Esse romance de Maria Valéria Rezende, recém-saído pela Alfaguara/Objetiva (Rio) é a história de uma viagem à rua. Ele produz, em muitos momentos simples e verazes, quase documentais, a vertigem de quem pula numa cidade como quem pula num barreiro, ou, pra ficar mais proporcional, numa piscina de clube cheia de gente desconhecida. A rua, sem ter onde dormir nem o que comer. Os Beatles já retrataram magicamente essa voragem do desconhecido: “Saí da universidade, gastei o dinheiro, não vejo futuro, não pago aluguel, o dinheiro voou, nenhum lugar para onde ir. Oh, aquela sensação mágica: nenhum lugar para onde ir” (“You Never Give Me Your Money”).
Seria injustiça chamar de existencialista um livro que nada teoriza e parece feito só de existência, mas nesse caso o nome de aplica de qualquer jeito. É a história de você passar a vida carregando nos ombros e acima da cabeça um homem-da-meia-noite ou mulher-do-dia criado por você mesmo e por todos que o conhecem. Construir um Eu Visível e usá-lo como um supermamulengo pela vida afora. De repente você percebe que você e seu personagem são duas coisas diferentes. Quem quebra seu Eu consegue ver através do de todo mundo. Vem a liberdade de poder ver como todo mundo é, como tudo é, por dentro do boneco-gigante-de-si-mesmo. Existe uma certa crueldade indispensável em toda auto-libertação.

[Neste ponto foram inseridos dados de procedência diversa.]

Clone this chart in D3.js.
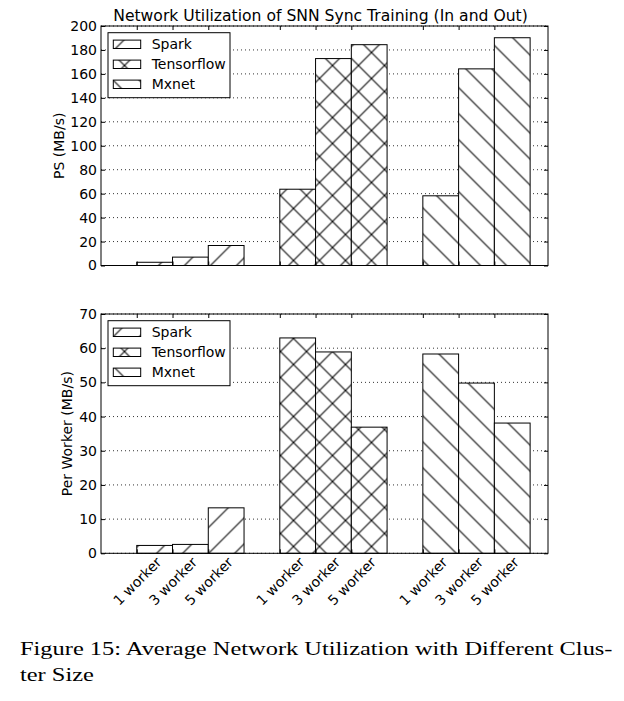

Mulher conversa com diários. Dá -lhes nomes de amigas reais ou de imagens da moda. O diário é sua melhor amiga: “Olha, Barbie, sabe por que eu falei isso pra Mamãe? Porque ela é uma chata! Isso mesmo, uma grande chata.” Uma menina se queixando a outra menina da maneira como outra menina criou outra menina. “A idade adulta sumiu, comprimida entre a juventude esticada até o limite do indisfarçável e a tal da melhor idade” (p. 55)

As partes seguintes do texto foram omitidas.